What to produce:
From the line with "Recreate this image" to the line with "const Y_STEP = 200000;", both included, repeat each line exactly and leave out the pictures.

Input rows:
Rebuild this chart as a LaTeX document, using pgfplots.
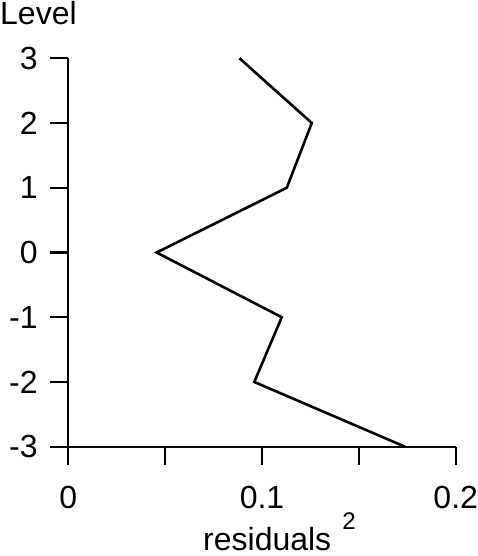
\documentclass[border=0pt]{standalone}
\usepackage{fontspec}
\setmainfont{Liberation Sans}
\usepackage{pgfplots}
\pgfplotsset{compat=1.18}

\begin{document}
\begin{tikzpicture}
\begin{axis}[
    name=ax,
    scale only axis,
    width=387.4pt, height=388.4pt,
    xmin=0, xmax=0.2,
    ymin=-3, ymax=3,
    clip=false,
    axis x line*=bottom,
    axis y line*=left,
    axis line style={line width=2.2pt},
    tick align=outside,
    major tick length=18.5pt,
    tick style={line width=2.2pt, black},
    xtick={0,0.05,0.1,0.15,0.2},
    xticklabels={0,,0.1,,0.2},
    ytick={-3,-2,-1,0,1,2,3},
    yticklabels={-3,-2,-1,0,1,2,3},
    tick label style={font=\fontsize{32}{32}\selectfont},
    xticklabel style={anchor=north, inner sep=0pt, yshift=-21pt},
    yticklabel style={anchor=east, inner sep=0pt, xshift=-12pt},
    xlabel={residuals\hspace{11pt}\raisebox{21pt}{\fontsize{24}{24}\selectfont 2}},
    xlabel style={at={(rel axis cs:0.3477,-0.2680)}, anchor=base west, inner sep=0pt,
        font=\fontsize{32}{32}\selectfont},
    ylabel={Level},
    ylabel style={at={(rel axis cs:0,1)}, anchor=base west, rotate=-90, inner sep=0pt,
        xshift=-68.3pt, yshift=33.3pt, font=\fontsize{32}{32}\selectfont},
]
\addplot[black, line width=2.6pt, mark=none] coordinates {
    (0.0884,3) (0.1257,2) (0.1128,1) (0.0456,0)
    (0.1102,-1) (0.0960,-2) (0.1738,-3)
};
\end{axis}
\path[use as bounding box]
    ([xshift=-68.3pt, yshift=-109.3pt]ax.south west)
    rectangle ([xshift=19.3pt, yshift=58.3pt]ax.north east);
\end{tikzpicture}
\end{document}
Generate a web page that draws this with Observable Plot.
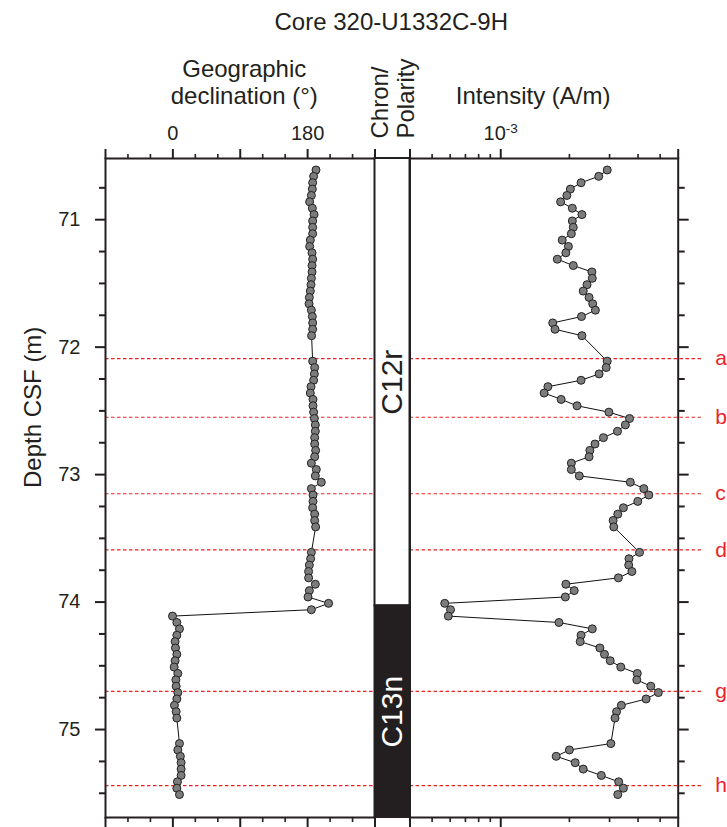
<!DOCTYPE html>
<html><head><meta charset="utf-8">
<script src="https://cdn.jsdelivr.net/npm/d3@7"></script>
<script src="https://cdn.jsdelivr.net/npm/@observablehq/plot@0.6"></script>
<style>
body{margin:0;background:#fff;}
#chart{position:relative;width:727px;height:827px;}
#chart svg{position:absolute;left:0;top:0;}
</style></head><body><div id="chart"></div>
<script>
// ---- data ----
const depth = [
  70.61,70.66,70.71,70.76,70.81,70.86,70.91,70.96,71.01,71.06,71.11,71.16,71.21,71.26,71.31,71.36,71.41,71.46,71.51,71.56,71.61,71.66,71.71,71.76,71.81,71.86,71.91,
  72.11,72.16,72.21,72.26,72.31,72.36,72.41,72.46,72.51,72.56,72.61,72.66,72.71,72.76,72.81,72.86,72.91,72.96,73.01,73.06,73.11,73.16,73.21,73.26,73.31,73.36,73.41,
  73.61,73.66,73.71,73.76,73.81,73.86,73.91,73.96,74.01,74.06,74.11,74.16,74.21,74.26,74.31,74.36,74.41,74.46,74.51,74.56,74.61,74.66,74.71,74.76,74.81,74.86,74.91,
  75.11,75.16,75.21,75.26,75.31,75.36,75.41,75.46,75.51
];
const declination = [
  191.2,188,186.7,186.3,185,182.7,186.3,188.6,186.7,186.7,186.7,183.6,182.7,185.9,186.7,185.9,185.9,185,184.5,183.6,182.3,181.9,185,186.3,186.7,186.7,185.3,
  186.7,189.4,189,188,184.5,183.6,187.2,187.2,188,189,190.3,190.3,189.4,189.4,190.7,189.4,185,191.6,190.3,198.3,185,187.2,187.2,186.7,189.4,189.4,190.7,
  185,184,182.3,181.3,181.3,190.3,182.3,180.5,208,185,-0.5,5.3,8.8,5.3,3.0,3.5,5.3,3.0,1.7,6.6,4.0,4.4,6.6,5.3,2.1,4.4,5.3,
  8.8,6.6,10.0,11.0,11.0,11.0,6.1,5.3,8.8
];
const intensity = [
  2.93e-3,2.69e-3,2.25e-3,2.02e-3,1.95e-3,1.83e-3,2.06e-3,2.27e-3,2.06e-3,2.08e-3,2.04e-3,1.86e-3,1.98e-3,1.93e-3,1.77e-3,2.08e-3,2.51e-3,2.52e-3,2.39e-3,2.30e-3,2.44e-3,2.53e-3,2.60e-3,2.26e-3,1.69e-3,1.73e-3,2.27e-3,
  2.93e-3,2.90e-3,2.70e-3,2.25e-3,1.61e-3,1.55e-3,1.84e-3,2.16e-3,2.98e-3,3.67e-3,3.52e-3,3.25e-3,2.82e-3,2.59e-3,2.46e-3,2.44e-3,2.04e-3,2.04e-3,2.21e-3,3.70e-3,4.24e-3,4.46e-3,3.99e-3,3.45e-3,3.26e-3,3.11e-3,3.13e-3,
  4.06e-3,3.65e-3,3.64e-3,3.76e-3,3.28e-3,1.93e-3,2.10e-3,1.92e-3,0.568e-3,0.602e-3,0.589e-3,1.80e-3,2.52e-3,2.25e-3,2.23e-3,2.72e-3,2.85e-3,3.02e-3,3.36e-3,3.97e-3,3.95e-3,4.55e-3,4.91e-3,4.34e-3,3.38e-3,3.22e-3,3.17e-3,
  3.04e-3,2.00e-3,1.75e-3,2.12e-3,2.30e-3,2.76e-3,3.29e-3,3.45e-3,3.26e-3
];
const chronName = ["C12r", "C13n"];
const chronPolarity = ["r", "n"];
const chronTop = [70.52, 74.03];
const chronBottom = [74.03, 75.69];
const markerLabel = ["a", "b", "c", "d", "g", "h"];
const markerDepth = [72.09, 72.55, 73.15, 73.59, 74.70, 75.44];
const depthDomain = [70.52, 75.69];
const depthMajor = [71, 72, 73, 74, 75];
const depthMinor = [70.75, 71.25, 71.5, 71.75, 72.25, 72.5, 72.75, 73.25, 73.5, 73.75, 74.25, 74.5, 74.75, 75.25, 75.5];
const decDomain = [-90, 270];
const decMajor = [-90, 0, 90, 180, 270];
const decLabeled = [0, 180];
const decMinor = [-60, -30, 30, 60, 120, 150, 210, 240];
const intDomain = [4e-4, 6e-3];
const intMajor = [4e-4, 1e-3, 6e-3];
const intLabeled = [1e-3];
const intMinor = [5e-4, 6e-4, 7e-4, 8e-4, 9e-4, 2e-3, 3e-3, 4e-3, 5e-3];

// ---- build ----
const rows = depth.map((d, i) => ({depth: d, dec: declination[i], int: intensity[i]}));
const chrons = chronName.map((n, i) => ({name: n, polarity: chronPolarity[i], top: chronTop[i], bottom: chronBottom[i]}));

const W = 727, H = 827;
const ink = "#231f20", red = "#ec2227", dotFill = "#7c7c7c";
const FONT = "Arial, 'Liberation Sans', sans-serif";
const FS = 20;   // tick labels
const HS = 24;   // headings
const common = {
  width: W, height: H, marginTop: 158, marginBottom: 10,
  y: {domain: depthDomain, reverse: true, label: null, axis: null},
  style: {background: "transparent", fontFamily: FONT, fontSize: FS + "px", color: ink, overflow: "visible"}
};
const blank = () => "";
const dash = "3.5,2.5";

function depthAxes(anchor) {
  return [
    Plot.axisY(depthMajor, {anchor, tickSize: 10, tickPadding: 15, strokeWidth: 2, stroke: ink, fill: ink, fontSize: FS, label: null,
      tickFormat: anchor === "left" ? d => d : blank}),
    Plot.axisY(depthMinor, {anchor, tickSize: 6, strokeWidth: 2, stroke: ink, tickFormat: blank, label: null})
  ];
}
function xAxes(major, labeled, minor, fmt) {
  const out = [];
  for (const anchor of ["top", "bottom"]) {
    out.push(Plot.axisX(major, {anchor, tickSize: 10, tickPadding: 9, strokeWidth: 2, stroke: ink, fill: ink, fontSize: FS, label: null,
      tickFormat: anchor === "top" ? d => (labeled.includes(d) ? fmt(d) : "") : blank}));
    out.push(Plot.axisX(minor, {anchor, tickSize: 5, strokeWidth: 1.6, stroke: ink, tickFormat: blank, label: null}));
  }
  return out;
}

// Declination panel
const p1 = Plot.plot({
  ...common, marginLeft: 105, marginRight: W - 374.5,
  x: {domain: decDomain, label: null, axis: null},
  marks: [
    Plot.ruleY(markerDepth, {stroke: red, strokeWidth: 1.2, strokeDasharray: dash}),
    Plot.line(rows, {x: "dec", y: "depth", stroke: "#111", strokeWidth: 1}),
    Plot.dot(rows, {x: "dec", y: "depth", r: 4, fill: dotFill, stroke: "#222", strokeWidth: 1}),
    Plot.frame({stroke: ink, strokeWidth: 2}),
    ...depthAxes("left"),
    ...xAxes(decMajor, decLabeled, decMinor, d => String(d)),
    Plot.text(["Depth CSF (m)"], {frameAnchor: "left", dx: -72, rotate: -90, fontSize: HS, fill: ink}),
    Plot.text(["Geographic\ndeclination (°)"], {frameAnchor: "top", dx: 4, dy: -55, lineAnchor: "bottom", lineHeight: 1.1, fontSize: HS, fill: ink}),
    Plot.text(["Core 320-U1332C-9H"], {frameAnchor: "top", dx: 151, dy: -129, lineAnchor: "bottom", fontSize: HS, fill: ink})
  ]
});

// Chron / polarity column
const p2 = Plot.plot({
  ...common, marginLeft: 374.5, marginRight: W - 409.5,
  x: {domain: [0, 1], label: null, axis: null},
  marks: [
    Plot.rect(chrons.filter(d => d.polarity === "r"), {x1: 0, x2: 1, y1: "top", y2: "bottom", fill: "white", stroke: ink, strokeWidth: 2}),
    Plot.rect(chrons.filter(d => d.polarity === "n"), {x1: 0, x2: 1, y1: "top", y2: "bottom", fill: ink, stroke: ink, strokeWidth: 2}),
    Plot.text(chrons, {x: 0.5, y: d => (d.top + d.bottom) / 2, text: "name", rotate: -90, fontSize: 30,
      fill: d => d.polarity === "n" ? "white" : ink}),
    Plot.axisX([0, 1], {anchor: "top", tickSize: 10, strokeWidth: 2, stroke: ink, tickFormat: blank, label: null}),
    Plot.axisX([0, 1], {anchor: "bottom", tickSize: 10, strokeWidth: 2, stroke: ink, tickFormat: blank, label: null}),
    Plot.text(["Chron/"], {frameAnchor: "top-left", dx: 12.5, dy: -20, rotate: -90, textAnchor: "start", lineAnchor: "bottom", fontSize: HS, fill: ink}),
    Plot.text(["Polarity"], {frameAnchor: "top-left", dx: 39, dy: -20, rotate: -90, textAnchor: "start", lineAnchor: "bottom", fontSize: HS, fill: ink})
  ]
});

// Intensity panel
const p3 = Plot.plot({
  ...common, marginLeft: 409.5, marginRight: W - 677.7,
  x: {type: "log", domain: intDomain, label: null, axis: null},
  marks: [
    Plot.ruleY(markerDepth, {stroke: red, strokeWidth: 1.2, strokeDasharray: dash, insetRight: -25}),
    Plot.text(markerLabel, {y: markerDepth, text: d => d, frameAnchor: "right", dx: 37, textAnchor: "start", fill: red, fontSize: 21}),
    Plot.line(rows, {x: "int", y: "depth", stroke: "#111", strokeWidth: 1}),
    Plot.dot(rows, {x: "int", y: "depth", r: 4, fill: dotFill, stroke: "#222", strokeWidth: 1}),
    Plot.frame({stroke: ink, strokeWidth: 2}),
    ...depthAxes("right"),
    ...xAxes(intMajor, intLabeled, intMinor, d => "10^" + Math.round(Math.log10(d))),
    Plot.text(["Intensity (A/m)"], {frameAnchor: "top", dx: -11, dy: -55, lineAnchor: "bottom", fontSize: HS, fill: ink})
  ]
});

const root = document.getElementById("chart");
for (const p of [p1, p2, p3]) root.appendChild(p);

// superscript exponent for the log tick label
p3.querySelectorAll("text").forEach(t => {
  const m = /^10\^(-?\d+)$/.exec(t.textContent);
  if (m) {
    t.textContent = "10";
    const s = document.createElementNS("http://www.w3.org/2000/svg", "tspan");
    s.setAttribute("dy", "-0.45em");
    s.setAttribute("font-size", "0.68em");
    s.textContent = m[1];
    t.appendChild(s);
  }
});
</script></body></html>
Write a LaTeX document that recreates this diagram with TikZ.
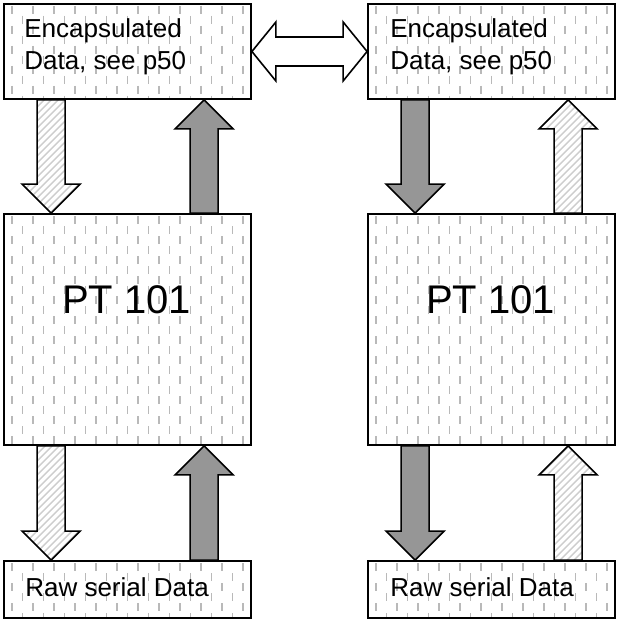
\documentclass[tikz,border=0pt]{standalone}
\usepackage{fontspec}
\setmainfont{Liberation Sans}
\usetikzlibrary{calc}

\definecolor{dashgrey}{RGB}{185,185,185}
\definecolor{hatchgrey}{RGB}{205,205,205}
\definecolor{solidgrey}{RGB}{150,150,150}

% vertical block arrow: #1 style, #2 tail, #3 tip, #4 head length
\newcommand\blockarr[4]{%
  \coordinate (ba-hb) at ($(#3)!#4!(#2)$);
  \path[#1] ($(#2)!14pt!90:(#3)$) -- ($(ba-hb)!14pt!90:(#3)$)
    -- ($(ba-hb)!29pt!90:(#3)$) -- (#3) -- ($(ba-hb)!29pt!-90:(#3)$)
    -- ($(ba-hb)!14pt!-90:(#3)$) -- ($(#2)!14pt!-90:(#3)$) -- cycle;
}
% double-headed block arrow: #1 style, #2 left tip, #3 right tip
\newcommand\dblarr[3]{%
  \coordinate (da-hl) at ($(#2)!24pt!(#3)$);
  \coordinate (da-hr) at ($(#3)!24pt!(#2)$);
  \path[#1] (#2) -- ($(da-hl)!29.5pt!90:(#3)$) -- ($(da-hl)!14.5pt!90:(#3)$)
    -- ($(da-hr)!14.5pt!-90:(#2)$) -- ($(da-hr)!29.5pt!-90:(#2)$) -- (#3)
    -- ($(da-hr)!29.5pt!90:(#2)$) -- ($(da-hr)!14.5pt!90:(#2)$)
    -- ($(da-hl)!14.5pt!-90:(#3)$) -- ($(da-hl)!29.5pt!-90:(#3)$) -- cycle;
}

% two-line label text
\newcommand\twolines[2]{\fontsize{26}{32}\selectfont#1\\\fontsize{26}{32}\selectfont#2}

\tikzset{
  dashline/.style={draw=dashgrey, line width=1.8pt},
  hatchline/.style={draw=hatchgrey, line width=1.4pt},
  dashfill/.style={fill=white, path picture={
      \foreach \r in {0,...,23} \foreach \c in {0,...,11} {
        \draw[dashline] ([shift={({(\c*21+8+mod(\r,2)*10.5)*1pt},{-(\r*10+2)*1pt})}]path picture bounding box.north west) -- ++(0,-8pt);
      }}},
  hatchfill/.style={fill=white, path picture={
      \foreach \k in {-20,...,12} {
        \draw[hatchline] ([xshift={\k*7pt}]path picture bounding box.south west) -- ++(140pt,140pt);
      }}},
  unit/.style={rectangle, draw=black, line width=1.8pt, inner sep=0pt,
    minimum width=247pt, dashfill},
  encbox/.style={unit, minimum height=95pt},
  ptbox/.style={unit, minimum height=231pt},
  rawbox/.style={unit, minimum height=57pt},
  arrowbase/.style={draw=black, line width=1.6pt, line join=miter},
  lightarrow/.style={arrowbase, hatchfill},
  darkarrow/.style={arrowbase, fill=solidgrey},
  linkarrow/.style={arrowbase, fill=white},
  smalltext/.style={font={\fontsize{26}{32}\selectfont}, align=left, inner sep=0pt, anchor=west},
  bigtext/.style={font={\fontsize{40}{48}\selectfont}, inner sep=0pt},
}

\begin{document}
\begin{tikzpicture}[x=1pt, y=1pt]
  \useasboundingbox (0,0) rectangle (618,-620);

  % boxes
  \node[encbox] (enc1) at (127.5,-51.5) {};
  \node[encbox] (enc2) at (491.5,-51.5) {};
  \node[ptbox]  (pt1)  at (127.5,-329.5) {};
  \node[ptbox]  (pt2)  at (491.5,-329.5) {};
  \node[rawbox] (raw1) at (127.5,-589.5) {};
  \node[rawbox] (raw2) at (491.5,-589.5) {};

  % labels
  \node[smalltext] (enc1t) at ([xshift=21pt,yshift=4.5pt]enc1.west) {\twolines{Encapsulated}{Data, see p50}};
  \node[smalltext] (enc2t) at ([xshift=23pt,yshift=4.5pt]enc2.west) {\twolines{Encapsulated}{Data, see p50}};
  \node[bigtext] (pt1t) at ([xshift=-1pt,yshift=30pt]pt1.center) {PT 101};
  \node[bigtext] (pt2t) at ([xshift=-1pt,yshift=30pt]pt2.center) {PT 101};
  \node[smalltext] (raw1t) at ([xshift=22pt,yshift=2.5pt]raw1.west) {Raw serial Data};
  \node[smalltext] (raw2t) at ([xshift=23pt,yshift=2.5pt]raw2.west) {Raw serial Data};

  % arrow end points on the box borders
  \foreach \b in {1,2} {
    \coordinate (eL\b) at ($(enc\b.south west)+(48,0)$);
    \coordinate (eR\b) at ($(enc\b.south west)+(201,0)$);
    \coordinate (pLt\b) at ($(pt\b.north west)+(48,0)$);
    \coordinate (pRt\b) at ($(pt\b.north west)+(201,0)$);
    \coordinate (pLb\b) at ($(pt\b.south west)+(48,0)$);
    \coordinate (pRb\b) at ($(pt\b.south west)+(201,0)$);
    \coordinate (rL\b) at ($(raw\b.north west)+(48,0)$);
    \coordinate (rR\b) at ($(raw\b.north west)+(201,0)$);
  }

  % left stack
  \blockarr{lightarrow}{eL1}{pLt1}{29pt}
  \blockarr{darkarrow}{pRt1}{eR1}{29pt}
  \blockarr{lightarrow}{pLb1}{rL1}{29pt}
  \blockarr{darkarrow}{rR1}{pRb1}{29pt}

  % right stack
  \blockarr{darkarrow}{eL2}{pLt2}{29pt}
  \blockarr{lightarrow}{pRt2}{eR2}{29pt}
  \blockarr{darkarrow}{pLb2}{rL2}{29pt}
  \blockarr{lightarrow}{rR2}{pRb2}{29pt}

  % link between the two encapsulation boxes
  \dblarr{linkarrow}{enc1.east}{enc2.west}
\end{tikzpicture}
\end{document}
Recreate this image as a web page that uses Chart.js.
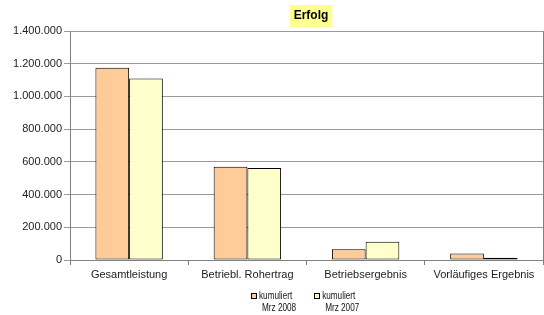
<!DOCTYPE html>
<html>
<head>
<meta charset="utf-8">
<script src="https://cdn.jsdelivr.net/npm/chart.js@4/dist/chart.umd.min.js"></script>
<style>
  html, body { margin: 0; padding: 0; background: #fff; }
  #wrap { width: 544px; height: 315px; }
</style>
</head>
<body>
<div id="wrap"><canvas id="chart"></canvas></div>
<script>
// Erfolg — Vergleich kumuliert
const CATEGORIES = ['Gesamtleistung', 'Betriebl. Rohertrag', 'Betriebsergebnis', 'Vorläufiges Ergebnis'];
const SERIES_NAMES = ['kumuliert\nMrz 2008', 'kumuliert\nMrz 2007'];
const VALUES_2008 = [1176000, 570000, 65000, 40000];
const VALUES_2007 = [1110000, 562000, 111000, 14000];
const Y_MAX = 1400000;
const Y_STEP = 200000;

const ORANGE = '#ffcc99';
const YELLOW = '#ffffcc';
const AXIS = '#808080';
const FONT = "'Liberation Sans', Arial, sans-serif";

Chart.defaults.font.family = FONT;
Chart.defaults.font.size = 11;
Chart.defaults.color = '#222';

function fmt(v) {
  return String(Math.round(v)).replace(/\B(?=(\d{3})+(?!\d))/g, '.');
}

// Title with highlighted background, right frame line and the small legend
const decor = {
  id: 'decor',
  afterDraw(chart) {
    const ctx = chart.ctx;
    const a = chart.chartArea;
    ctx.save();
    ctx.strokeStyle = AXIS;
    ctx.lineWidth = 1;
    ctx.beginPath();
    ctx.moveTo(Math.round(a.right) + 0.5, a.top);
    ctx.lineTo(Math.round(a.right) + 0.5, a.bottom);
    ctx.stroke();

    // title
    const cx = 311, cy = 16;
    ctx.font = 'bold 12px ' + FONT;
    const w = ctx.measureText('Erfolg').width;
    ctx.fillStyle = '#ffff90';
    ctx.fillRect(cx - w / 2 - 4, 5, w + 8, 22);
    ctx.fillStyle = '#000';
    ctx.textAlign = 'center';
    ctx.textBaseline = 'middle';
    ctx.fillText('Erfolg', cx, cy);

    // legend (text condensed like the original)
    const sx = 0.78;
    ctx.font = '10.5px ' + FONT;
    ctx.textAlign = 'left';
    const box = 6, gap = 2, between = 21;
    const items = chart.data.datasets.map(ds => {
      const lines = ds.label.split('\n');
      const tw = Math.max(...lines.map(l => ctx.measureText(l).width)) * sx;
      return { lines, tw, color: ds.backgroundColor };
    });
    let x = 251;
    const y0 = 296;
    items.forEach(it => {
      ctx.fillStyle = it.color;
      ctx.fillRect(x, y0 - 3, box, box);
      ctx.strokeStyle = '#000';
      ctx.strokeRect(Math.round(x) + 0.5, y0 - 2.5, box - 1, box - 1);
      ctx.fillStyle = '#111';
      it.lines.forEach((l, i) => {
        ctx.save();
        ctx.translate(x + box + gap + (i ? 3 : 0), y0 + i * 12);
        ctx.scale(sx, 1);
        ctx.fillText(l, 0, 0);
        ctx.restore();
      });
      x += box + gap + it.tw + between;
    });
    ctx.restore();
  }
};

new Chart(document.getElementById('chart'), {
  type: 'bar',
  data: {
    labels: CATEGORIES,
    datasets: [
      { label: SERIES_NAMES[0], data: VALUES_2008, backgroundColor: ORANGE, borderColor: '#000', borderWidth: 1, borderSkipped: false },
      { label: SERIES_NAMES[1], data: VALUES_2007, backgroundColor: YELLOW, borderColor: '#000', borderWidth: 1, borderSkipped: false },
    ],
  },
  options: {
    responsive: true,
    maintainAspectRatio: false,
    animation: false,
    layout: { padding: { top: 31, right: 1, left: 0, bottom: 30 } },
    datasets: { bar: { categoryPercentage: 0.57, barPercentage: 1.0 } },
    plugins: {
      title: { display: false },
      tooltip: { enabled: false },
      legend: { display: false },
    },
    scales: {
      x: {
        afterFit(scale) { scale.height = 25; },
        grid: { display: true, drawOnChartArea: false, offset: true, color: AXIS, tickLength: 5 },
        border: { color: AXIS },
        ticks: { color: '#222', maxRotation: 0, autoSkip: false, padding: 3 },
      },
      y: {
        min: 0,
        max: Y_MAX,
        afterFit(scale) { scale.width = 70; },
        grid: { color: '#9a9a9a', tickLength: 6 },
        border: { color: AXIS },
        ticks: { stepSize: Y_STEP, color: '#222', padding: 2, callback: v => fmt(v) },
      },
    },
  },
  plugins: [decor],
});
</script>
</body>
</html>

Answer in full:
Recreate this image as a web page that uses Chart.js.
<!DOCTYPE html>
<html>
<head>
<meta charset="utf-8">
<script src="https://cdn.jsdelivr.net/npm/chart.js@4/dist/chart.umd.min.js"></script>
<style>
  html, body { margin: 0; padding: 0; background: #fff; }
  #wrap { width: 544px; height: 315px; }
</style>
</head>
<body>
<div id="wrap"><canvas id="chart"></canvas></div>
<script>
// Erfolg — Vergleich kumuliert
const CATEGORIES = ['Gesamtleistung', 'Betriebl. Rohertrag', 'Betriebsergebnis', 'Vorläufiges Ergebnis'];
const SERIES_NAMES = ['kumuliert\nMrz 2008', 'kumuliert\nMrz 2007'];
const VALUES_2008 = [1176000, 570000, 65000, 40000];
const VALUES_2007 = [1110000, 562000, 111000, 14000];
const Y_MAX = 1400000;
const Y_STEP = 200000;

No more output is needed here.